‘No deal’ Brexit would further shock UK car manufacturing sector
While the motor industry in Ireland is currently working its way back from the impact of Covid-19, the UK’s motor industry faces the prospect of a ‘no deal’ Brexit, on top of the damage caused by the pandemic.
The chief executive of the Society of Motor Manufacturers and Traders (SMMT), Mike Hawes has warned that the UK’s car manufacturing sector could not endure the “further shock” a ‘no deal’ Brexit would bring, as it attempts to recover from the coronavirus lockdown.
Hawes said: “As key global markets continue to re-open and UK car plants gradually get back to business, these figures are a marked improvement on the previous three months, but the outlook remains deeply uncertain.
“With the sector now battling economic recession as well as a global pandemic, it has neither the time nor capacity to deal with the further shock of a ‘no deal’ Brexit.
“The impact of tariffs on the sector and the hundreds of thousands of livelihoods it supports would be devastating, so we need negotiators on both sides to pull out all of the stops to ensure a comprehensive free trade deal is agreed and in place before the end of 2020.”
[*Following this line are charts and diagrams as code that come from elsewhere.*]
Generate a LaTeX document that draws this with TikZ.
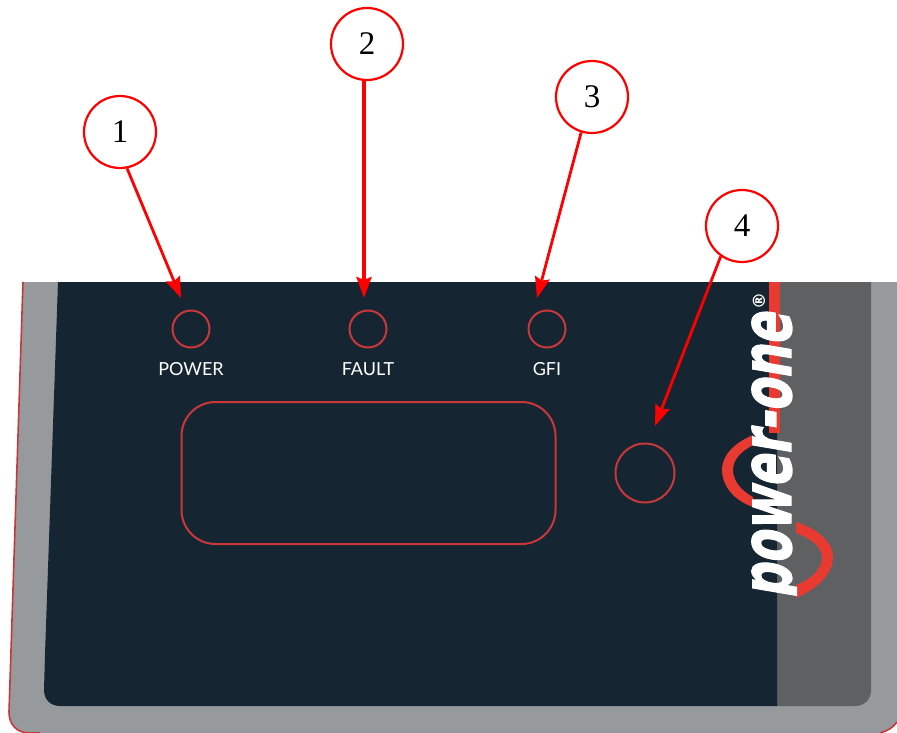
\documentclass[tikz,border=0pt]{standalone}
\usepackage{fontspec}
\setmainfont{Liberation Serif}
\newfontfamily\panelfont{Lato}
\newfontfamily\logofont[FakeBold=2,FakeSlant=0.25]{DejaVu Sans Bold}
\newfontfamily\regfont{DejaVu Sans Bold}
\usetikzlibrary{positioning,arrows.meta}
\definecolor{panelnavy}{HTML}{152632}
\definecolor{panelgrey}{HTML}{969A9D}
\definecolor{stripgrey}{HTML}{5E6062}
\definecolor{markred}{HTML}{C9373B}
\definecolor{logored}{HTML}{E93A32}
\tikzset{
	callout/.style={
		circle,
		draw=red,
		fill=white,
		line width=2.2pt,
		minimum size=72pt,
		inner sep=0pt,
		font=\fontsize{33}{33}\selectfont
	},
	callout arrow/.style={
		red,
		line width=2.8pt,
		-{Stealth[length=21pt,width=15pt,inset=3pt]}
	},
	led/.style={
		circle,
		draw=markred,
		line width=2pt,
		minimum size=37pt,
		inner sep=0pt
	},
	led label/.style={
		text=white,
		inner sep=0pt,
		font=\panelfont\fontsize{18}{18}\selectfont
	}
}
\begin{document}
\begin{tikzpicture}[x=1pt,y=-1pt]
	\useasboundingbox (0,0) rectangle (897,733);
	% housing
	\fill[panelgrey] (880,733) -- (30,733) .. controls (16,733) and (9,724) .. (9,712) -- (23,282) -- (897,282) -- (897,722) .. controls (893,728) and (887,731) .. cycle;
	\draw[markred,line width=1.6pt] (40,733) -- (30,733) .. controls (16,733) and (9,724) .. (9,712) -- (23,282);
	\draw[markred,line width=1.6pt] (897,722) .. controls (893,728) and (887,731) .. (880,733);
	\fill[stripgrey] (777,282) -- (871,282) -- (871,690) .. controls (871,700) and (864,706) .. (855,706) -- (777,706) -- cycle;
	\fill[panelnavy] (58,282) -- (777,282) -- (777,706) -- (60,706) .. controls (50,706) and (44,699) .. (44,690) -- (45,654) -- cycle;
	% logo
	\fill[logored] (769,282) rectangle (780,433);
	\fill[logored] (753,435) .. controls (730,445) and (722,458) .. (722,470) .. controls (722,485) and (733,500) .. (753,507) -- (753,497) .. controls (740,490) and (733,480) .. (733,470) .. controls (733,460) and (740,452) .. (753,445) -- cycle;
	\fill[logored] (796,522) .. controls (820,530) and (833,543) .. (833,557) .. controls (833,575) and (815,590) .. (796,598) -- (796,585) .. controls (810,580) and (822,570) .. (822,557) .. controls (822,547) and (810,538) .. (796,533) -- cycle;
	\begin{scope}
		\clip (745,285) rectangle (797,605);
		\node[rotate=90,text=white,inner sep=0pt,anchor=base,font=\logofont\fontsize{70}{70}\selectfont,xscale=0.68] (logo) at (791,456) {power-one};
	\end{scope}
	\node[rotate=90,text=white,inner sep=0pt,font=\regfont\fontsize{17}{17}\selectfont] (regmark) at (759,301) {®};
	% front panel marks
	\node[led] (ledpower) at (191,329) {};
	\node[led] (ledfault) at (368,329) {};
	\node[led] (ledgfi) at (547,329) {};
	\node[led label] (power) at (191,369) {POWER};
	\node[led label] (fault) at (368,369) {FAULT};
	\node[led label] (gfi) at (547,369) {GFI};
	\node[draw=markred,line width=2pt,rounded corners=34pt,minimum width=374pt,minimum height=142pt] (display) at (368.5,473) {};
	\node[led,minimum size=59pt] (button) at (645,473) {};
	% callouts
	\node[callout] (call1) at (120,132) {1};
	\node[callout] (call2) at (367,44) {2};
	\node[callout] (call3) at (592,97) {3};
	\node[callout] (call4) at (742,226) {4};
	\coordinate (tip1) at (181,298);
	\coordinate (tip2) at (364,298);
	\coordinate (tip3) at (537,298);
	\coordinate (tip4) at (655,426);
	\draw[callout arrow] (call1.-79) -- (tip1);
	\draw[callout arrow,line width=3.6pt] (tip2 |- call2.south) -- (tip2);
	\draw[callout arrow] (call3.-107) -- (tip3);
	\draw[callout arrow] (call4.-125) -- (tip4);
\end{tikzpicture}
\end{document}
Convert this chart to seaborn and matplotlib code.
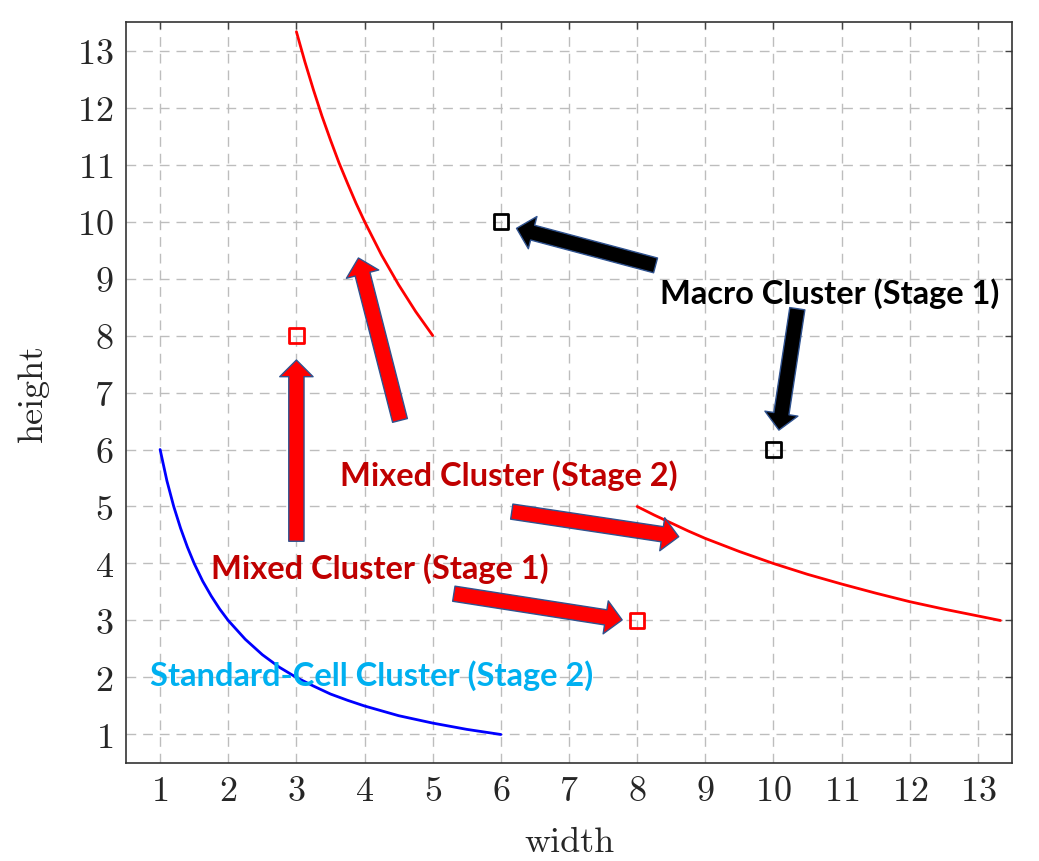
import numpy as np
import pandas as pd
import seaborn as sns
import matplotlib.pyplot as plt
from matplotlib.patches import FancyArrowPatch, ArrowStyle

# curve points
std_x = [1, 1.1, 1.2, 1.3, 1.4, 1.5, 1.625, 1.75, 1.875, 2, 2.25, 2.5, 2.75, 3,
         3.25, 3.5, 3.75, 4, 4.5, 5, 5.5, 6]
std_y = [6, 5.45, 5, 4.62, 4.29, 4, 3.69, 3.43, 3.2, 3, 2.67, 2.4, 2.18, 2,
         1.85, 1.71, 1.6, 1.5, 1.33, 1.2, 1.09, 1]
mix_up_x = [3, 3.125, 3.25, 3.375, 3.5, 3.625, 3.75, 3.875, 4, 4.25, 4.5, 4.75, 5]
mix_up_y = [13.33, 12.8, 12.31, 11.85, 11.43, 11.03, 10.67, 10.32, 10, 9.41, 8.89, 8.42, 8]
mix_lo_x = [8, 8.25, 8.5, 8.75, 9, 9.5, 10, 10.5, 11, 11.5, 12, 12.5, 13, 13.33]
mix_lo_y = [5, 4.85, 4.71, 4.57, 4.44, 4.21, 4, 3.81, 3.64, 3.48, 3.33, 3.2, 3.08, 3]

# stage 1 clusters
mixed_pts_x = [3, 8]
mixed_pts_y = [8, 3]
macro_pts_x = [6, 10]
macro_pts_y = [10, 6]

ticks = list(range(1, 14))

sns.set_theme(style="white")
plt.rcParams["font.family"] = "serif"
plt.rcParams["font.serif"] = ["cmr10"]
plt.rcParams["mathtext.fontset"] = "cm"
plt.rcParams["axes.formatter.use_mathtext"] = True
plt.rcParams["lines.scale_dashes"] = False

fig = plt.figure(figsize=(10.39, 8.62), dpi=100)
ax = fig.add_axes([0.1213, 0.1137, 0.8527, 0.8596])

sns.lineplot(x=std_x, y=std_y, color="#0000ff", lw=2, sort=False, estimator=None, ax=ax)
sns.lineplot(x=mix_up_x, y=mix_up_y, color="#ff0000", lw=2, sort=False, estimator=None, ax=ax)
sns.lineplot(x=mix_lo_x, y=mix_lo_y, color="#ff0000", lw=2, sort=False, estimator=None, ax=ax)
sns.scatterplot(x=mixed_pts_x, y=mixed_pts_y, marker="s", s=110, facecolors="none",
                edgecolor="#ff0000", linewidth=2, ax=ax, zorder=5)
sns.scatterplot(x=macro_pts_x, y=macro_pts_y, marker="s", s=110, facecolors="none",
                edgecolor="black", linewidth=2, ax=ax, zorder=5)

ax.set_xlim(0.5, 13.5)
ax.set_ylim(0.5, 13.5)
ax.set_xticks(ticks)
ax.set_yticks(ticks)
ax.grid(True, color="#bdbdbd", lw=1.0, linestyle=(0, (7, 5)))
ax.set_axisbelow(True)
ax.tick_params(direction="in", top=True, right=True, length=5, width=1,
               color="#444444", labelsize=26, pad=9)
for s in ax.spines.values():
    s.set_color("#333333")
    s.set_linewidth(1.2)

ax.set_xlabel("width", fontsize=26)
ax.set_ylabel("height", fontsize=26)
ax.xaxis.set_label_coords(0.5, -0.085)
ax.yaxis.set_label_coords(-0.087, 0.5)

# block arrows
arrows = [
    ((8.27, 9.23), (6.23, 9.88), "black"),
    ((10.35, 8.47), (10.08, 6.34), "black"),
    ((3.0, 4.39), (3.0, 7.57), "#ff0000"),
    ((4.52, 6.51), (3.91, 9.36), "#ff0000"),
    ((6.16, 4.91), (8.61, 4.47), "#ff0000"),
    ((5.31, 3.47), (7.78, 3.01), "#ff0000"),
]
style = ArrowStyle.Simple(head_length=12, head_width=24, tail_width=11)
for start, end, col in arrows:
    ax.add_patch(FancyArrowPatch(start, end, arrowstyle=style, mutation_scale=1,
                                 shrinkA=0, shrinkB=0, facecolor=col,
                                 edgecolor="#2f528f", lw=1.0, zorder=6))

lab = dict(family="Lato", fontweight="bold", fontsize=23.5, ha="center", va="center", zorder=7)
ax.text(10.82, 8.75, "Macro Cluster (Stage 1)", color="black", **lab)
ax.text(6.11, 5.56, "Mixed Cluster (Stage 2)", color="#c00000", **lab)
ax.text(4.23, 3.93, "Mixed Cluster (Stage 1)", color="#c00000", **lab)
ax.text(4.11, 2.05, "Standard-Cell Cluster (Stage 2)", color="#00b0f0", **lab)

fig.savefig("out.png", dpi=100)
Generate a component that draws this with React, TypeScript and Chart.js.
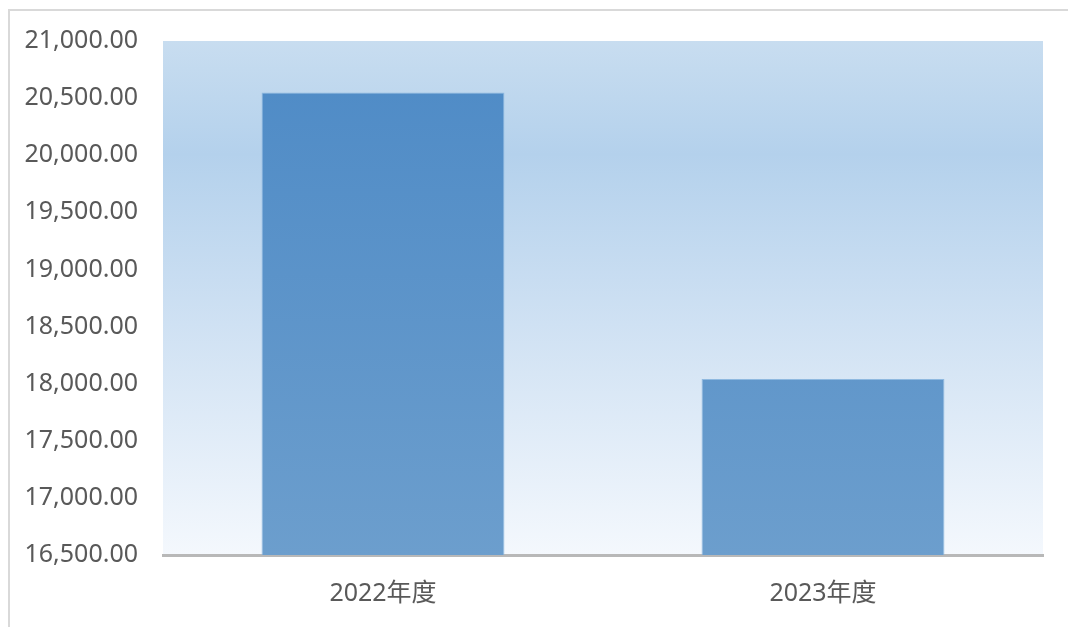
import React, { useEffect, useRef } from "react";
import { Chart, registerables } from "chart.js";

Chart.register(...registerables);

const categories: string[] = ["2022年度", "2023年度"];
const values: number[] = [20550, 18040];
const yMin = 16500;
const yMax = 21000;
const yStep = 500;

const FONT = "'Noto Sans', 'Noto Sans CJK SC', sans-serif";

const bgPlugin = {
  id: "bgPlugin",
  beforeDraw(chart: any) {
    const { ctx, chartArea } = chart;
    const { left, top, right, bottom } = chartArea;
    ctx.save();
    // outer frame
    ctx.strokeStyle = "#d9d9d9";
    ctx.lineWidth = 2;
    ctx.strokeRect(9, 10, 1200, 800);
    // plot area gradient
    const g = ctx.createLinearGradient(0, top, 0, bottom);
    g.addColorStop(0, "#c8ddf0");
    g.addColorStop(0.22, "#b4d1ec");
    g.addColorStop(0.55, "#cfe1f3");
    g.addColorStop(1, "#f4f8fd");
    ctx.fillStyle = g;
    ctx.fillRect(left, top, right - left, bottom - top);
    ctx.restore();
  },
};

export default function App() {
  const ref = useRef<HTMLCanvasElement>(null);
  useEffect(() => {
    const canvas = ref.current!;
    const chart = new Chart(canvas, {
      type: "bar",
      data: {
        labels: categories,
        datasets: [
          {
            data: values,
            backgroundColor: (c: any) => {
              const area = c.chart.chartArea;
              if (!area) return "#5b93c8";
              const g = c.chart.ctx.createLinearGradient(0, area.top, 0, area.bottom);
              g.addColorStop(0, "#4d8ac6");
              g.addColorStop(1, "#6c9ecd");
              return g;
            },
            borderColor: "#8fb9e0",
            borderWidth: 1,
            borderSkipped: "bottom",
            categoryPercentage: 1,
            barPercentage: 0.552,
          },
        ],
      },
      options: {
        animation: false,
        responsive: false,
        maintainAspectRatio: false,
        layout: { padding: { left: 0, right: 25, top: 41, bottom: 0 } },
        plugins: { legend: { display: false }, tooltip: { enabled: false } },
        scales: {
          x: {
            grid: { display: false, drawTicks: false },
            border: { display: true, color: "#b8b8b8", width: 3 },
            ticks: {
              color: "#595959",
              font: { family: FONT, size: 25 },
              padding: 24,
            },
            afterFit: (s: any) => {
              s.height = 72;
            },
          },
          y: {
            min: yMin,
            max: yMax,
            grid: { display: false, drawTicks: false },
            border: { display: false },
            ticks: {
              stepSize: yStep,
              color: "#595959",
              font: { family: FONT, size: 25 },
              padding: 25,
              callback: (v: any) =>
                Number(v).toLocaleString("en-US", {
                  minimumFractionDigits: 2,
                  maximumFractionDigits: 2,
                }),
            },
            afterFit: (s: any) => {
              s.width = 163;
            },
          },
        },
      },
      plugins: [bgPlugin],
    });
    return () => chart.destroy();
  }, []);
  return (
    <div style={{ position: "absolute", left: 0, top: 0, width: 1068, height: 627, background: "#ffffff" }}>
      <canvas ref={ref} width={1068} height={627} style={{ width: 1068, height: 627, display: "block" }} />
    </div>
  );
}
The latest figures from the SMMT show car manufacturing volumes in the UK had declined 20.8 per cent year-on-year in July with 85,696 units made as factories struggle to ramp up output and global demand recovers slowly.
Production for UK buyers was down 37.1 per cent, with 85,696 units leaving production lines, with exports showed a 16.8 per cent decline in the period, accounting for around 80 per cent of vehicles produced (72,262).
The result leaves the sector’s output 307,707 units down (37.9%) year-to-date after Covid-19 forced markets and plants to close.